God and Skid Row

17 11 2011

I had wanted to visit the Sunday afternoon service on skid row in LA offered to the sidewalk residents by my friend Bowen’s church. Inviting my nephew Daniel and his dad Rich to come along was a way to share what I expected to be an experience that would deepen our gratitude. So we drove to Second and San Pedro, circled several blocks around the Rescue Mission and got, in the process, an idea of the scope of poverty in lines of “cardboard condos” and tents. We left the car in the Mission underground lot, found our way up a stairwell, only to discover there was no way out. The door behind us self-locked, the passageway above was locked down, and the door to the outside world was marked, “Do not Open this Door.” The angry homeless guy on the other side of the door hollered for us to open it for him–enough proof as to why we should not! But Bowen called and said he was tied up with service preparations; could we just make our way through that door and find the parking lot where the meeting was about to begin? That led to the first of two God-sightings. We were afraid. But we paused for a brief prayer for God’s protection and walked out the door. We strode confidently through the courtyard, hiding our insecurity, took a right turn onto the sidewalk jammed with people, and arrived at the outdoor meeting place with huge relief.

 

We found seats and waited while a member of the praise team tested the microphones.

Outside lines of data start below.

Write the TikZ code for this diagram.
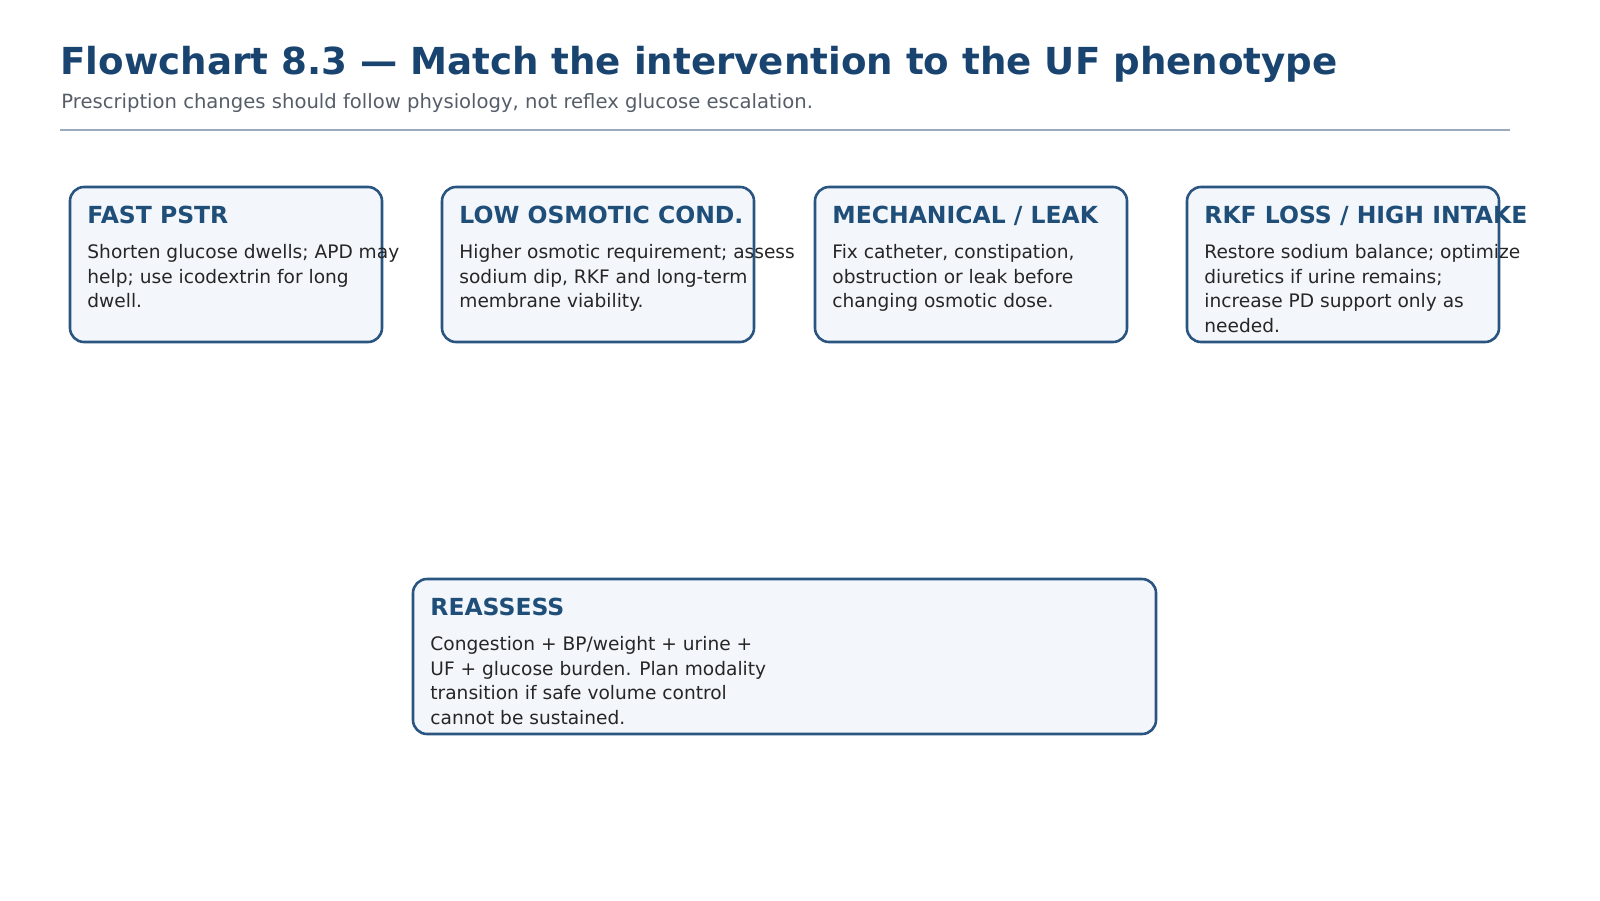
\documentclass[tikz,border=0pt]{standalone}
\usepackage{fontspec}
\setmainfont{DejaVu Sans}
\usetikzlibrary{positioning}
\definecolor{titleblue}{HTML}{1A4470}
\definecolor{boxline}{HTML}{2A5580}
\definecolor{boxfill}{HTML}{F3F7FB}
\definecolor{headblue}{HTML}{1F4E79}
\definecolor{subgray}{HTML}{555E68}
\definecolor{rulegray}{HTML}{9AABBD}
\tikzset{
  card/.style={draw=boxline, line width=1.3pt, fill=boxfill, rounded corners=7pt},
  head/.style={anchor=base west, inner sep=0pt, text=headblue, font=\fontsize{11.75}{14}\selectfont\bfseries},
  body/.style={anchor=north west, inner sep=0pt, align=left, text=black!85,
    font=\fontsize{9.3}{12.3}\selectfont},
}
\begin{document}
\begin{tikzpicture}[x=0.5pt,y=-0.5pt]
\useasboundingbox (0,0) rectangle (1600,900);

\node [anchor=base west, inner sep=0pt, text=titleblue, font=\fontsize{18.6}{22}\selectfont\bfseries]
  (title) at (60,74) {Flowchart 8.3 — Match the intervention to the UF phenotype};
\node [anchor=base west, inner sep=0pt, text=subgray, font=\fontsize{9.8}{12}\selectfont]
  (subtitle) at (61,108) {Prescription changes should follow physiology, not reflex glucose escalation.};
\draw [rulegray, line width=0.8pt] (60,130) -- (1510,130);

% phenotype cards
\draw [card] (70,187) rectangle (382,342);
\node [head] (fasthead) at (87,223) {FAST PSTR};
\node [body] (fastbody) at (87,244) {Shorten glucose dwells; APD may\\help; use icodextrin for long\\dwell.};

\draw [card] (442,187) rectangle (754,342);
\node [head] (lowhead) at (459,223) {LOW OSMOTIC COND.};
\node [body] (lowbody) at (459,244) {Higher osmotic requirement; assess\\sodium dip, RKF and long-term\\membrane viability.};

\draw [card] (815,187) rectangle (1127,342);
\node [head] (mechhead) at (832,223) {MECHANICAL / LEAK};
\node [body] (mechbody) at (832,244) {Fix catheter, constipation,\\obstruction or leak before\\changing osmotic dose.};

\draw [card] (1187,187) rectangle (1499,342);
\node [head] (rkfhead) at (1204,223) {RKF LOSS / HIGH INTAKE};
\node [body] (rkfbody) at (1204,244) {Restore sodium balance; optimize\\diuretics if urine remains;\\increase PD support only as\\needed.};

% reassess
\draw [card] (413,579) rectangle (1156,734);
\node [head] (reshead) at (430,615) {REASSESS};
\node [body] (resbody) at (430,636) {Congestion + BP/weight + urine +\\UF + glucose burden. Plan modality\\transition if safe volume control\\cannot be sustained.};
\end{tikzpicture}
\end{document}
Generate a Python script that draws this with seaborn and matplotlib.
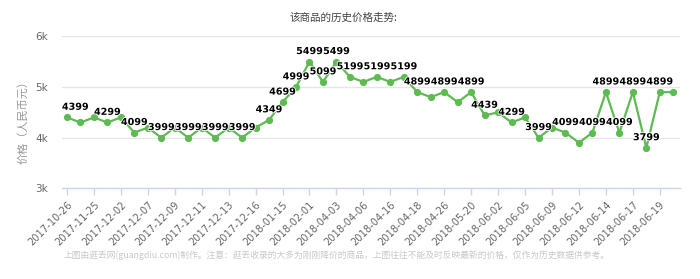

Soon an African-American lady, quite obviously not a worship team member but a skid row regular, approached the front to volunteer her services as a microphone tester. “Can you hear this!?” she shouted into the mic.  I cringed inside when she asked, “May I sing a little song?” Before the staff could object, she began to sing and in so doing gave me yet another God-sighting. “We are standing on holy ground,” she sang with a beautiful voice, perfectly pitched. “And I know that there are angels all around.” I thought of the war that waged in the hearts and tormented minds on skid row. I smiled at the thought of angels everywhere in that place. “Let us praise Jesus now, for we are standing in his presence, on holy ground.”

 

By this time, another lady had come to the front aisle with arms raised in praise. And I thanked God for the gift of that moment, a reminder that God has no preference for suburban churches where predictability reigns. I thought again why we must get out of our comfort zones, why we see Christ in new ways through the eyes of others, and how God can shine His light in any place, no matter how dark.

 

The rest of the meeting was fine, but I had already heard from God before the opening prayer. That treacherous ground had become holy.